1. Field of the Invention
The invention relates to design of semiconductor chips. More specifically, the invention relates to a method and an apparatus for propagating tuples through a representation of a circuit design and use of propagated tuples to identify a point of convergence of signals clocked at different frequencies.
2. Related Art
FIG. 1A illustrates a circuit design in which signals Q1 and Q2 from two flip-flops 101 and 102 that are respectively clocked by signals ClkA and ClkB travel through a number of flip-flops that are clocked by yet another signal ClkC. In the circuit design of FIG. 1A, it is typical to include flip-flops 103-106 as “synchronizers” followed by additional flip-flops 107-112 as “pipeline stages.”
In such a circuit design, it is not easy to identify exactly where the signals Q1 and Q2 converge (or to identify whether or not they converge at all). Automatic identification of AND gate n100 (FIG. 1A) as a point of convergence of the two signals is useful in determining whether or not a sufficient number of flip-flops (clocked by signal ClkC) have been traversed. If the number of flip-flops that are traversed before convergence of signals Q1 and Q2 is less than a predetermined number (e.g. less than two flip-flops or three flip-flops), then metastability can occur.
Since metastability is to be avoided, currently there is a need to identify the sequential depth at which such signal convergence occurs in designs of integrated circuits (ICs), such as graphics chips that may contain millions of gates (e.g. 35 million gates). Conventional methods that have complexity on the order of N2 (where N is the number of gates) are unable to find points of signal convergence in a reasonable duration of time during circuit design, when such methods are executed in computers currently used for analyzing and simulating circuit designs, such as a Sun workstation.

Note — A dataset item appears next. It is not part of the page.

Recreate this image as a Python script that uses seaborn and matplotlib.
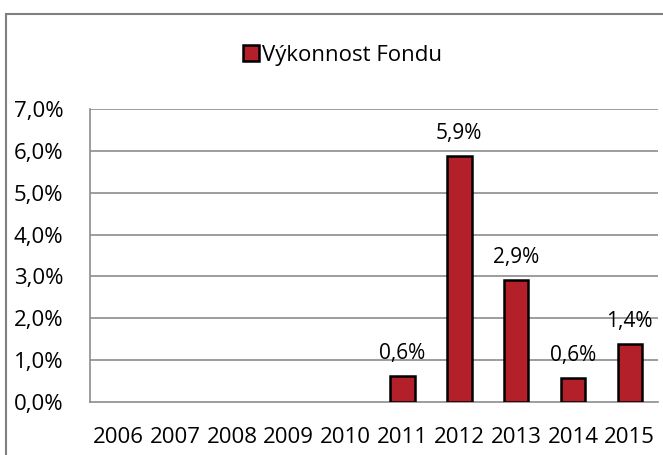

U.S. Pat. Nos. 5,938,785, 6,567,961 and 5,650,938 are incorporated by reference herein in their entirety as background.
FIG. 1B illustrates another circuit design, wherein a sixteen bit bus 162 carries data from flip-flops 161 clocked by a first clock signal clkA to a First-In-First-Out (FIFO) memory 163 that is clocked by a second clock signal clkB. Note that for simplicity of the drawing, only one flip-flop 161 is shown on the left side of bus 162 and only one flip-flop is shown on the right side of bus 162, although it is to be understood that there are sixteen such flip-flops on each side of the bus. Moreover, FIFO 163 has sixteen flip-flops in each of several stages (although only two stages in the form of two flip-flops are shown in FIFO 163 of FIG. 1B).
In a circuit of the type illustrated in FIG. 1B as discussed above, it is common to include a Gray coder 170 clocked at clkA, followed by the following circuit elements that are clocked at clkB: synchronizers 172, a Gray decoder 173, and a state machine 174. The state machine 174 generates an enable signal that is used to enable FIFO 163 to latch a signal from data bus 162. Note that FIFO 163 is enabled by state machine 174 if in the current clock cycle only one single bit changes in the signal received by Gray decoder 173, as compared to the previous clock cycle. If more than one bit changes, then state machine 174 disables the FIFO 163 and the signal on bus 162 is not latched.
The just-described technique is known to minimize or even eliminate errors in transfer of data between the two clock domains (clocked by the respective signals clkA and clkB). However, when such circuitry is designed, it is possible for a circuit designer to fail to include one or more circuit elements, such as synchronizers 172 or some portion of state machine 174. The problem becomes acute when a prior art circuit design contains 100s or 1000s of buses that cross clock domains, such as bus 162. Hence, there is a need to automatically find such errors in circuit design during the design stage, i.e. before the circuit description is prepared into a netlist (for fabrication of an integrated circuit chip).